O mundo das motos também é assim. Motoqueiros irritam outros motoqueiros ao lutarem pelos corredores, motoqueiros irritam carros com o barulho do escape, motoqueiros irritam pedestres tirando finas, bicicleteiros irritam motoqueiros ao não respeitarem o sinal vermelho, carros irritam motoqueiros passando em poças d’água, motoqueiros irritam carros por terem a audácia de se divertirem no caminho do trabalho, carros irritam motoqueiros se jogando por cima da gente, e todas as outras combinações possíveis. Isso sem contar os blogueiros motoqueiros que insistem incansavelmente que as motos são especiais por trazerem uma nova ordem ao trânsito: orgânica, criativa, divertida, inteligente e democrática.

O autor apresenta três grandes teses. Primeiro de que não há um tipo de transporte ideal. As bicicletas são boas para pequenos translados e os caminhões para levar grandes cargas para longe. A segunda tese é que ninguém é melhor que ninguém. Todos estão aqui para continuarem vivos e serem felizes. Por fim, cada um deve se esforçar para um trânsito mais harmonioso.

Tudo bem, é difícil ter compaixão pelo imbecil do carro que acabou de tentar te matar na rotatória. A questão é que não adianta ter raiva do idiota que você nunca mais vai ver na vida. A melhor forma de transformar o mundo é o exemplo. Dar o exemplo de que a ida ao trabalho pode ser divertida (o que é bem mais fácil em cima de uma moto), ser cortês ao deixar um pedestre passar na faixa e não ficar o tempo todo defendendo que a sua escolha de transporte é melhor que as outras. Afinal, ninguém é motoqueiro, bicicleteiro ou carangueiro. Nós eventualmente andamos de moto, de bicicleta, de ônibus ou de carro. Ouvi dizer que algumas pessoas até andam a pé. Falando sério, somos muito mais que a nossa escolha de meio de transporte.

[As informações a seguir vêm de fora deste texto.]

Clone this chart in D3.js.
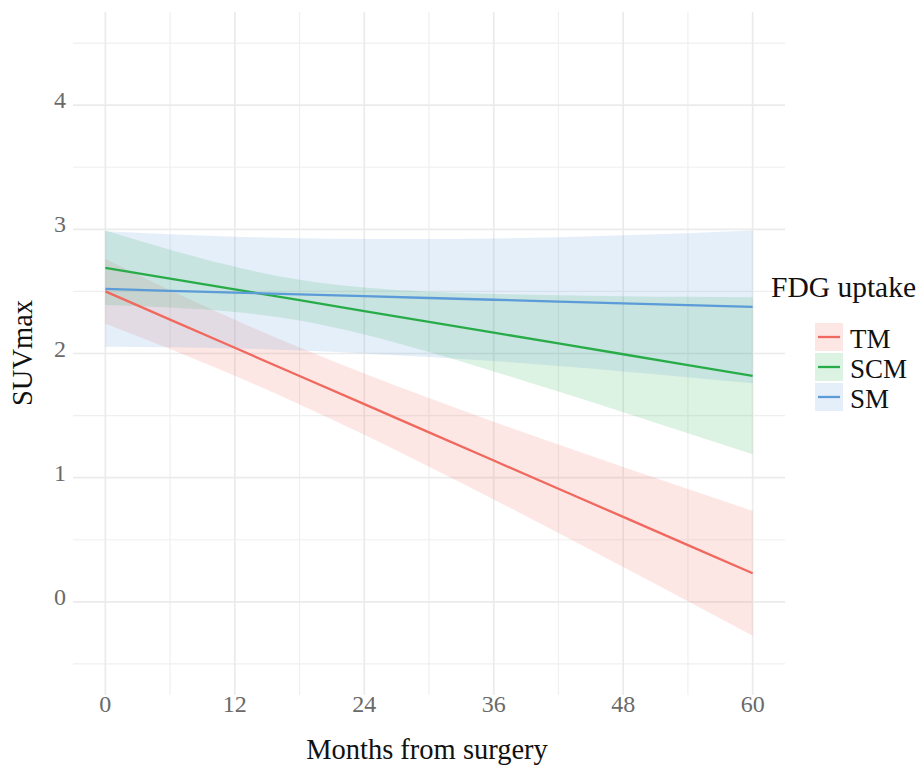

A lição do livro é que devemos sempre lembrar que não podemos mudar os outros. Eles vão continuar nos irritando ainda por um tempo. Mas podemos mudar a nós mesmos, sendo menos irritantes. O negócio é contaminar o trânsito a partir de bons exemplos. Isso podemos fazer. Eu, de minha parte, vou tentar esse negócio de ser um motoqueiro iluminado. Não vai ser fácil, mas prometo tentar. Pelo menos, mesmo que eu não consiga a iluminação espiritual, vou me esforçar para sempre andar com o farol ligado.